- [Do this]:
Go through the data and copy every line exactly, but not the images.
** START OF Collected data **
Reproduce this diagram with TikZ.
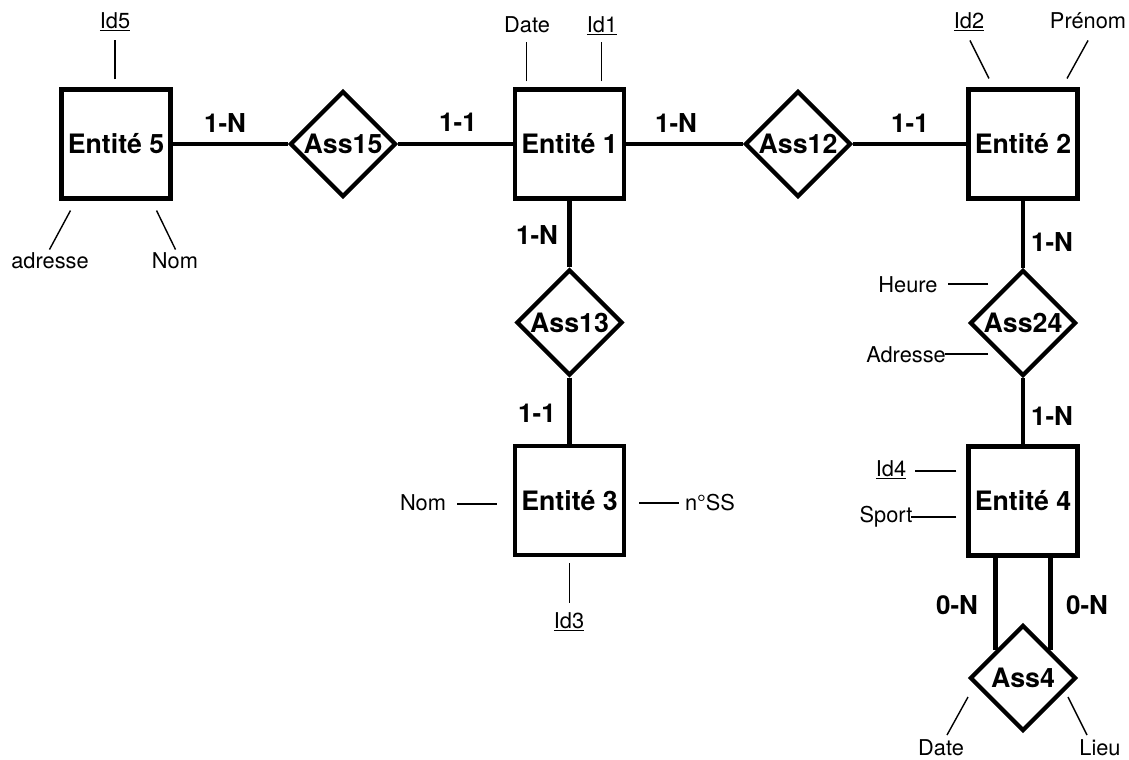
\documentclass[tikz,border=0pt]{standalone}
\usepackage{fontspec}
\setmainfont{TeX Gyre Heros}
\usetikzlibrary{shapes.geometric}

\tikzset{
  entite/.style={draw, line width=3pt, minimum width=2.72cm, minimum height=2.72cm,
    inner sep=0pt, font=\fontsize{19}{22}\selectfont\bfseries},
  assoc/.style={draw, diamond, aspect=1, line width=3pt, minimum width=2.65cm,
    minimum height=2.65cm, inner sep=0pt, font=\fontsize{19}{22}\selectfont\bfseries},
  lien/.style={line width=3pt},
  card/.style={font=\fontsize{18.5}{21}\selectfont\bfseries},
  attr/.style={line width=1pt},
  attrtxt/.style={font=\fontsize{15.5}{18}\selectfont, inner sep=0pt, anchor=base},
}

\begin{document}
\begin{tikzpicture}[x=0.025cm,y=-0.025cm]
        \useasboundingbox (0,0) rectangle (1129,759);

        % entites
        \node[entite] (e5) at (116,144) {Entité 5};
        \node[entite] (e1) at (569.5,144) {Entité 1};
        \node[entite] (e2) at (1023,144) {Entité 2};
        \node[entite] (e3) at (569.5,500.5) {Entité 3};
        \node[entite] (e4) at (1023,501) {Entité 4};

        % associations
        \node[assoc] (ass15) at (343,144) {Ass15};
        \node[assoc] (ass12) at (798,144) {Ass12};
        \node[assoc] (ass13) at (569.5,322.5) {Ass13};
        \node[assoc] (ass24) at (1023,323) {Ass24};
        \node[assoc] (ass4) at (1023,678) {Ass4};

        % liens
        \draw[lien] (e5) -- (ass15) -- (e1) -- (ass12) -- (e2);
        \draw[lien] (e1) -- (ass13) -- (e3);
        \draw[lien] (e2) -- (ass24) -- (e4);
        \draw[lien] (e4.south -| ass4.north west) -- (ass4.north west);
        \draw[lien] (e4.south -| ass4.north east) -- (ass4.north east);

        % cardinalites
        \node[card] (c1) at (225,123) {1-N};
        \node[card] (c2) at (458,122) {1-1};
        \node[card] (c3) at (676,123) {1-N};
        \node[card] (c4) at (910,123) {1-1};
        \node[card] (c5) at (537,235) {1-N};
        \node[card] (c6) at (537,413) {1-1};
        \node[card] (c7) at (1052,242) {1-N};
        \node[card] (c8) at (1052,416) {1-N};
        \node[card] (c9) at (957,605) {0-N};
        \node[card] (c10) at (1087,605) {0-N};

        % attributs entite 5
        \node[attrtxt] (id5) at (115,28) {\underline{Id5}};
        \node[attrtxt] (adr5) at (50,268) {adresse};
        \node[attrtxt] (nom5) at (175,268) {Nom};
        \draw[attr] ([shift={(-1,-8)}]e5.north) -- ([shift={(-1,-47)}]e5.north);
        \draw[attr] ([shift={(11,10)}]e5.south west) -- ([shift={(-10,49)}]e5.south west);
        \draw[attr] ([shift={(-16,10)}]e5.south east) -- ([shift={(3,49)}]e5.south east);

        % attributs entite 1
        \node[attrtxt] (date1) at (527,32) {Date};
        \node[attrtxt] (id1) at (602,32) {\underline{Id1}};
        \draw[attr] ([shift={(-43,-6)}]e1.north) -- ([shift={(-43,-45)}]e1.north);
        \draw[attr] ([shift={(32,-6)}]e1.north) -- ([shift={(32,-45)}]e1.north);

        % attributs entite 2
        \node[attrtxt] (id2) at (969,28) {\underline{Id2}};
        \node[attrtxt] (prenom2) at (1088,28) {Prénom};
        \draw[attr] ([shift={(-53,-47)}]e2.north) -- ([shift={(-34,-9)}]e2.north);
        \draw[attr] ([shift={(65,-47)}]e2.north) -- ([shift={(44,-9)}]e2.north);

        % attributs entite 3
        \node[attrtxt] (nom3) at (423,510) {Nom};
        \node[attrtxt] (nss3) at (710,510) {n°SS};
        \node[attrtxt] (id3) at (569,628) {\underline{Id3}};
        \draw[attr] ([shift={(-16,3.5)}]e3.west) -- ([shift={(-56,3.5)}]e3.west);
        \draw[attr] ([shift={(13,2.5)}]e3.east) -- ([shift={(53,2.5)}]e3.east);
        \draw[attr] ([shift={(0,6)}]e3.south) -- ([shift={(0,46)}]e3.south);

        % attributs entite 4
        \node[attrtxt] (id4) at (891,476) {\underline{Id4}};
        \node[attrtxt] (sport4) at (886,522) {Sport};
        \draw[attr] ([shift={(-10,-30)}]e4.west) -- ([shift={(-51,-30)}]e4.west);
        \draw[attr] ([shift={(-10,16)}]e4.west) -- ([shift={(-55,16)}]e4.west);

        % attributs associations
        \node[attrtxt] (heure24) at (908,292) {Heure};
        \node[attrtxt] (adr24) at (906,362) {Adresse};
        \draw[attr] ([shift={(-35,-39)}]ass24.center) -- ([shift={(-75,-39)}]ass24.center);
        \draw[attr] ([shift={(-35,31)}]ass24.center) -- ([shift={(-78,31)}]ass24.center);
        \node[attrtxt] (date4) at (941,755) {Date};
        \node[attrtxt] (lieu4) at (1100,755) {Lieu};
        \draw[attr] ([shift={(-55,19)}]ass4.center) -- ([shift={(-76,57)}]ass4.center);
        \draw[attr] ([shift={(45,19)}]ass4.center) -- ([shift={(64,57)}]ass4.center);
\end{tikzpicture}
\end{document}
** END OF Collected data **
- [Solved problem]:
Reproduce this diagram with TikZ.
\documentclass[tikz,border=0pt]{standalone}
\usepackage{fontspec}
\setmainfont{TeX Gyre Heros}
\usetikzlibrary{shapes.geometric}

\tikzset{
  entite/.style={draw, line width=3pt, minimum width=2.72cm, minimum height=2.72cm,
    inner sep=0pt, font=\fontsize{19}{22}\selectfont\bfseries},
  assoc/.style={draw, diamond, aspect=1, line width=3pt, minimum width=2.65cm,
    minimum height=2.65cm, inner sep=0pt, font=\fontsize{19}{22}\selectfont\bfseries},
  lien/.style={line width=3pt},
  card/.style={font=\fontsize{18.5}{21}\selectfont\bfseries},
  attr/.style={line width=1pt},
  attrtxt/.style={font=\fontsize{15.5}{18}\selectfont, inner sep=0pt, anchor=base},
}

\begin{document}
\begin{tikzpicture}[x=0.025cm,y=-0.025cm]
        \useasboundingbox (0,0) rectangle (1129,759);

        % entites
        \node[entite] (e5) at (116,144) {Entité 5};
        \node[entite] (e1) at (569.5,144) {Entité 1};
        \node[entite] (e2) at (1023,144) {Entité 2};
        \node[entite] (e3) at (569.5,500.5) {Entité 3};
        \node[entite] (e4) at (1023,501) {Entité 4};

        % associations
        \node[assoc] (ass15) at (343,144) {Ass15};
        \node[assoc] (ass12) at (798,144) {Ass12};
        \node[assoc] (ass13) at (569.5,322.5) {Ass13};
        \node[assoc] (ass24) at (1023,323) {Ass24};
        \node[assoc] (ass4) at (1023,678) {Ass4};

        % liens
        \draw[lien] (e5) -- (ass15) -- (e1) -- (ass12) -- (e2);
        \draw[lien] (e1) -- (ass13) -- (e3);
        \draw[lien] (e2) -- (ass24) -- (e4);
        \draw[lien] (e4.south -| ass4.north west) -- (ass4.north west);
        \draw[lien] (e4.south -| ass4.north east) -- (ass4.north east);

        % cardinalites
        \node[card] (c1) at (225,123) {1-N};
        \node[card] (c2) at (458,122) {1-1};
        \node[card] (c3) at (676,123) {1-N};
        \node[card] (c4) at (910,123) {1-1};
        \node[card] (c5) at (537,235) {1-N};
        \node[card] (c6) at (537,413) {1-1};
        \node[card] (c7) at (1052,242) {1-N};
        \node[card] (c8) at (1052,416) {1-N};
        \node[card] (c9) at (957,605) {0-N};
        \node[card] (c10) at (1087,605) {0-N};

        % attributs entite 5
        \node[attrtxt] (id5) at (115,28) {\underline{Id5}};
        \node[attrtxt] (adr5) at (50,268) {adresse};
        \node[attrtxt] (nom5) at (175,268) {Nom};
        \draw[attr] ([shift={(-1,-8)}]e5.north) -- ([shift={(-1,-47)}]e5.north);
        \draw[attr] ([shift={(11,10)}]e5.south west) -- ([shift={(-10,49)}]e5.south west);
        \draw[attr] ([shift={(-16,10)}]e5.south east) -- ([shift={(3,49)}]e5.south east);

        % attributs entite 1
        \node[attrtxt] (date1) at (527,32) {Date};
        \node[attrtxt] (id1) at (602,32) {\underline{Id1}};
        \draw[attr] ([shift={(-43,-6)}]e1.north) -- ([shift={(-43,-45)}]e1.north);
        \draw[attr] ([shift={(32,-6)}]e1.north) -- ([shift={(32,-45)}]e1.north);

        % attributs entite 2
        \node[attrtxt] (id2) at (969,28) {\underline{Id2}};
        \node[attrtxt] (prenom2) at (1088,28) {Prénom};
        \draw[attr] ([shift={(-53,-47)}]e2.north) -- ([shift={(-34,-9)}]e2.north);
        \draw[attr] ([shift={(65,-47)}]e2.north) -- ([shift={(44,-9)}]e2.north);

        % attributs entite 3
        \node[attrtxt] (nom3) at (423,510) {Nom};
        \node[attrtxt] (nss3) at (710,510) {n°SS};
        \node[attrtxt] (id3) at (569,628) {\underline{Id3}};
        \draw[attr] ([shift={(-16,3.5)}]e3.west) -- ([shift={(-56,3.5)}]e3.west);
        \draw[attr] ([shift={(13,2.5)}]e3.east) -- ([shift={(53,2.5)}]e3.east);
        \draw[attr] ([shift={(0,6)}]e3.south) -- ([shift={(0,46)}]e3.south);

        % attributs entite 4
        \node[attrtxt] (id4) at (891,476) {\underline{Id4}};
        \node[attrtxt] (sport4) at (886,522) {Sport};
        \draw[attr] ([shift={(-10,-30)}]e4.west) -- ([shift={(-51,-30)}]e4.west);
        \draw[attr] ([shift={(-10,16)}]e4.west) -- ([shift={(-55,16)}]e4.west);

        % attributs associations
        \node[attrtxt] (heure24) at (908,292) {Heure};
        \node[attrtxt] (adr24) at (906,362) {Adresse};
        \draw[attr] ([shift={(-35,-39)}]ass24.center) -- ([shift={(-75,-39)}]ass24.center);
        \draw[attr] ([shift={(-35,31)}]ass24.center) -- ([shift={(-78,31)}]ass24.center);
        \node[attrtxt] (date4) at (941,755) {Date};
        \node[attrtxt] (lieu4) at (1100,755) {Lieu};
        \draw[attr] ([shift={(-55,19)}]ass4.center) -- ([shift={(-76,57)}]ass4.center);
        \draw[attr] ([shift={(45,19)}]ass4.center) -- ([shift={(64,57)}]ass4.center);
\end{tikzpicture}
\end{document}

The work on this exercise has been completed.